In the data below, find each line containing the string "this" and return it.

──────────────────────────────

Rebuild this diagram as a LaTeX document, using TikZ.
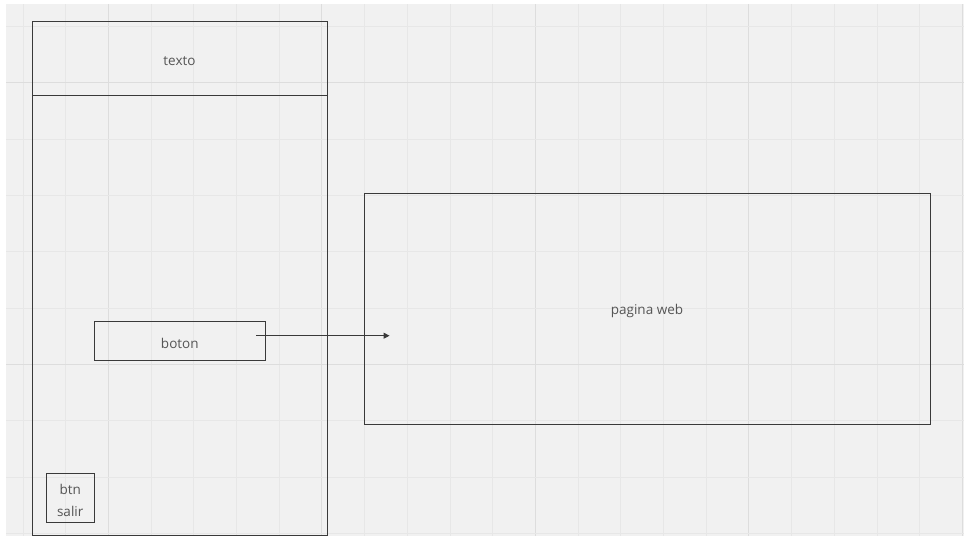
\documentclass[tikz,border=0pt]{standalone}
\usepackage{fontspec}
\setmainfont{Open Sans}
\usetikzlibrary{arrows.meta}
\definecolor{bgc}{HTML}{F1F1F1}
\definecolor{minorc}{HTML}{E7E7E7}
\definecolor{majorc}{HTML}{DDDDDD}
\definecolor{linec}{HTML}{3A3A3A}
\definecolor{txtc}{HTML}{555555}
\tikzset{
  box/.style={draw=linec, line width=0.9pt, rectangle, inner sep=0pt},
  txt/.style={font=\fontsize{13.5}{22.7}\selectfont, text=txtc, align=center, inner sep=0pt, yshift=-2.5pt},
  conn/.style={draw=linec, line width=0.9pt, -{Triangle[length=6pt,width=6pt]}},
}
\begin{document}
\begin{tikzpicture}[x=1pt,y=-1pt]
\useasboundingbox (0,0) rectangle (964,538);
\fill[white] (0,0) rectangle (964,538);
\fill[bgc] (6,4) rectangle (964,536);
% grid
\foreach \k in {-12,...,10} {
  \pgfmathsetmacro{\gx}{535.3+42.7*\k}
  \pgfmathtruncatemacro{\mj}{mod(\k+20,5)==0 ? 1 : 0}
  \ifnum\mj=1
    \draw[majorc, line width=1pt] (\gx,4) -- (\gx,536);
  \else
    \draw[minorc, line width=0.8pt] (\gx,4) -- (\gx,536);
  \fi
}
\foreach \k in {-6,...,3} {
  \pgfmathsetmacro{\gy}{364.3+56.3*\k}
  \pgfmathtruncatemacro{\mj}{mod(\k+20,5)==0 ? 1 : 0}
  \ifnum\mj=1
    \draw[majorc, line width=1pt] (6,\gy) -- (964,\gy);
  \else
    \draw[minorc, line width=0.8pt] (6,\gy) -- (964,\gy);
  \fi
}
% frame
\node[box, minimum width=295pt, minimum height=514pt] (frame) at (179.5,278) {};
\node[box, minimum width=295pt, minimum height=74.7pt, label={[txt]center:texto}] (texto) at (179.5,58.4) {};
\node[box, minimum width=171pt, minimum height=39.4pt, label={[txt]center:boton}] (boton) at (179.8,341) {};
\node[box, minimum width=47.7pt, minimum height=49.4pt, label={[txt]center:{btn\\salir}}] (salir) at (70.2,498) {};
\node[box, minimum width=566pt, minimum height=231pt, label={[txt]center:pagina web}] (web) at (647,308.5) {};
\draw[conn] ([xshift=-9.6pt,yshift=5.3pt]boton.east) -- ([xshift=26pt,yshift=-27.2pt]web.west);
\end{tikzpicture}
\end{document}
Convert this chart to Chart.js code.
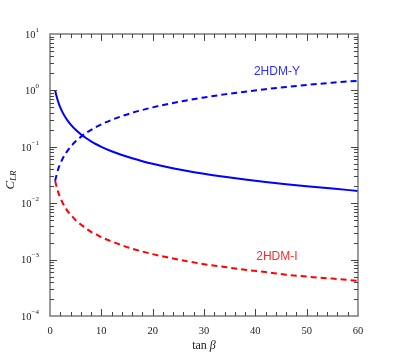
<!DOCTYPE html>
<html>
<head>
<meta charset="utf-8">
<script src="https://cdn.jsdelivr.net/npm/chart.js@4.4.1/dist/chart.umd.min.js"></script>
<style>
html,body{margin:0;padding:0;background:#fff;}
#wrap{width:399px;height:352px;}
</style>
</head>
<body>
<div id="wrap"><canvas id="c" width="399" height="352"></canvas></div>
<script>
// ---- data ----
const tanBeta = [1, 1.25, 1.5, 1.75, 2, 2.5, 3, 3.5, 4, 5, 6, 7, 8, 9, 10, 12, 14, 16, 18, 20, 23, 26, 30, 34, 38, 42, 46, 50, 55, 60];
const cLR_solidY = [1.0, 0.80, 0.667, 0.571, 0.5, 0.4, 0.333, 0.286, 0.25, 0.2, 0.167, 0.143, 0.125, 0.111, 0.1, 0.0833, 0.0714, 0.0625, 0.0556, 0.05, 0.0435, 0.0385, 0.0333, 0.0294, 0.0263, 0.0238, 0.0217, 0.02, 0.0182, 0.0165];
const cLR_dashY  = [0.025, 0.031, 0.0375, 0.044, 0.05, 0.0625, 0.075, 0.0875, 0.1, 0.125, 0.15, 0.175, 0.2, 0.225, 0.25, 0.3, 0.35, 0.4, 0.45, 0.5, 0.575, 0.65, 0.75, 0.85, 0.95, 1.05, 1.15, 1.25, 1.37, 1.48];
const cLR_dashI  = [0.025, 0.02, 0.0167, 0.0143, 0.0125, 0.01, 0.0083, 0.0071, 0.0063, 0.005, 0.0042, 0.0036, 0.0031, 0.0028, 0.0025, 0.0021, 0.0018, 0.00156, 0.00139, 0.00125, 0.00109, 0.00096, 0.00083, 0.00074, 0.00066, 0.0006, 0.00054, 0.0005, 0.00046, 0.00042];
const xTickValues = [0, 10, 20, 30, 40, 50, 60];
const xTickLabels = ['0', '10', '20', '30', '40', '50', '60'];
const yTickValues = [1e-4, 1e-3, 1e-2, 1e-1, 1, 10];
const yTickExponents = ['−4', '−3', '−2', '−1', '0', '1'];
const annotations = [
  {text: '2HDM-Y', x: 44.2, y: 2.17, color: '#2f2fff'},
  {text: '2HDM-I', x: 44.2, y: 0.00113, color: '#ff2a2a'}
];

const pts = ys => tanBeta.map((x, i) => ({x: x, y: ys[i]}));

const framePlugin = {
  id: 'frame',
  afterDraw(chart) {
    const ctx = chart.ctx;
    const a = chart.chartArea;
    const xs = chart.scales.x, ys = chart.scales.y;
    ctx.save();
    // frame
    ctx.strokeStyle = '#7a7a7a';
    ctx.lineWidth = 1.5;
    ctx.strokeRect(a.left, a.top, a.right - a.left, a.bottom - a.top);
    // ticks
    ctx.strokeStyle = '#444';
    ctx.lineWidth = 1;
    ctx.beginPath();
    for (let v = 0; v <= 60; v += 2) {
      const px = Math.round(xs.getPixelForValue(v)) + 0.5;
      const L = (v % 10 === 0) ? 7 : 4;
      if (v === 0 || v === 60) continue;
      ctx.moveTo(px, a.bottom); ctx.lineTo(px, a.bottom - L);
      ctx.moveTo(px, a.top); ctx.lineTo(px, a.top + L);
    }
    for (let e = -4; e <= 0; e++) {
      for (let m = 1; m <= 9; m++) {
        const v = m * Math.pow(10, e);
        const py = Math.round(ys.getPixelForValue(v)) + 0.5;
        const L = (m === 1) ? 7 : 4;
        if (e === -4 && m === 1) continue;
        ctx.moveTo(a.left, py); ctx.lineTo(a.left + L, py);
        ctx.moveTo(a.right, py); ctx.lineTo(a.right - L, py);
      }
    }
    ctx.stroke();

    // y tick labels 10^n
    ctx.fillStyle = '#222';
    ctx.textBaseline = 'middle';
    yTickValues.forEach((v, i) => {
      const py = ys.getPixelForValue(v);
      const exp = yTickExponents[i];
      ctx.font = '7px "Liberation Serif", serif';
      const ew = ctx.measureText(exp).width;
      const right = a.left - 11;
      ctx.textAlign = 'left';
      ctx.fillText(exp, right - ew, py - 4);
      ctx.font = '10.5px "Liberation Serif", serif';
      ctx.textAlign = 'right';
      ctx.fillText('10', right - ew, py + 1);
    });
    // x tick labels
    ctx.font = '10.5px "Liberation Serif", serif';
    ctx.textAlign = 'center';
    xTickValues.forEach((v, i) => {
      ctx.fillText(xTickLabels[i], xs.getPixelForValue(v), a.bottom + 15);
    });

    // x title: tan β
    const cx = (a.left + a.right) / 2;
    ctx.font = '12px "Liberation Serif", serif';
    const w1 = ctx.measureText('tan ').width;
    ctx.font = 'italic 12px "Liberation Serif", serif';
    const w2 = ctx.measureText('β').width;
    const sx = cx - (w1 + w2) / 2;
    ctx.textAlign = 'left';
    ctx.font = '12px "Liberation Serif", serif';
    ctx.fillText('tan ', sx, a.bottom + 30);
    ctx.font = 'italic 12px "Liberation Serif", serif';
    ctx.fillText('β', sx + w1, a.bottom + 30);

    // y title: C_LR (rotated)
    ctx.save();
    ctx.translate(11, (a.top + a.bottom) / 2 + 5);
    ctx.rotate(-Math.PI / 2);
    ctx.font = 'italic 13px "Liberation Serif", serif';
    const cw = ctx.measureText('C').width;
    ctx.font = 'italic 9px "Liberation Serif", serif';
    const lw = ctx.measureText('LR').width;
    const s0 = -(cw + lw) / 2;
    ctx.font = 'italic 13px "Liberation Serif", serif';
    ctx.fillText('C', s0, 0);
    ctx.font = 'italic 9px "Liberation Serif", serif';
    ctx.fillText('LR', s0 + cw, 3);
    ctx.restore();

    // annotations
    ctx.font = '12px "Liberation Sans", Arial, sans-serif';
    ctx.textAlign = 'center';
    annotations.forEach(an => {
      ctx.fillStyle = an.color;
      ctx.fillText(an.text, xs.getPixelForValue(an.x), ys.getPixelForValue(an.y));
    });
    ctx.restore();
  }
};

new Chart(document.getElementById('c'), {
  type: 'line',
  data: {
    datasets: [
      {label: '2HDM-Y (solid)', data: pts(cLR_solidY), borderColor: '#0000ff', borderWidth: 2, pointRadius: 0, cubicInterpolationMode: 'monotone', fill: false},
      {label: '2HDM-Y (dashed)', data: pts(cLR_dashY), borderColor: '#0000ff', borderWidth: 2, borderDash: [6, 4], pointRadius: 0, cubicInterpolationMode: 'monotone', fill: false},
      {label: '2HDM-I', data: pts(cLR_dashI), borderColor: '#ff0000', borderWidth: 2, borderDash: [6, 4], pointRadius: 0, cubicInterpolationMode: 'monotone', fill: false}
    ]
  },
  options: {
    responsive: false,
    animation: false,
    devicePixelRatio: 1,
    layout: {padding: {top: 34, right: 41, left: 0, bottom: 0}},
    plugins: {legend: {display: false}, tooltip: {enabled: false}},
    scales: {
      x: {
        type: 'linear', min: 0, max: 60,
        grid: {display: false, drawTicks: false},
        border: {display: false},
        ticks: {display: false},
        afterFit(s) { s.height = 36; }
      },
      y: {
        type: 'logarithmic', min: 1e-4, max: 10,
        grid: {display: false, drawTicks: false},
        border: {display: false},
        ticks: {display: false},
        afterFit(s) { s.width = 50; }
      }
    }
  },
  plugins: [framePlugin]
});
</script>
</body>
</html>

──────────────────────────────

## Output of the exercise:
Rebuild this diagram as a LaTeX document, using TikZ.
Convert this chart to Chart.js code.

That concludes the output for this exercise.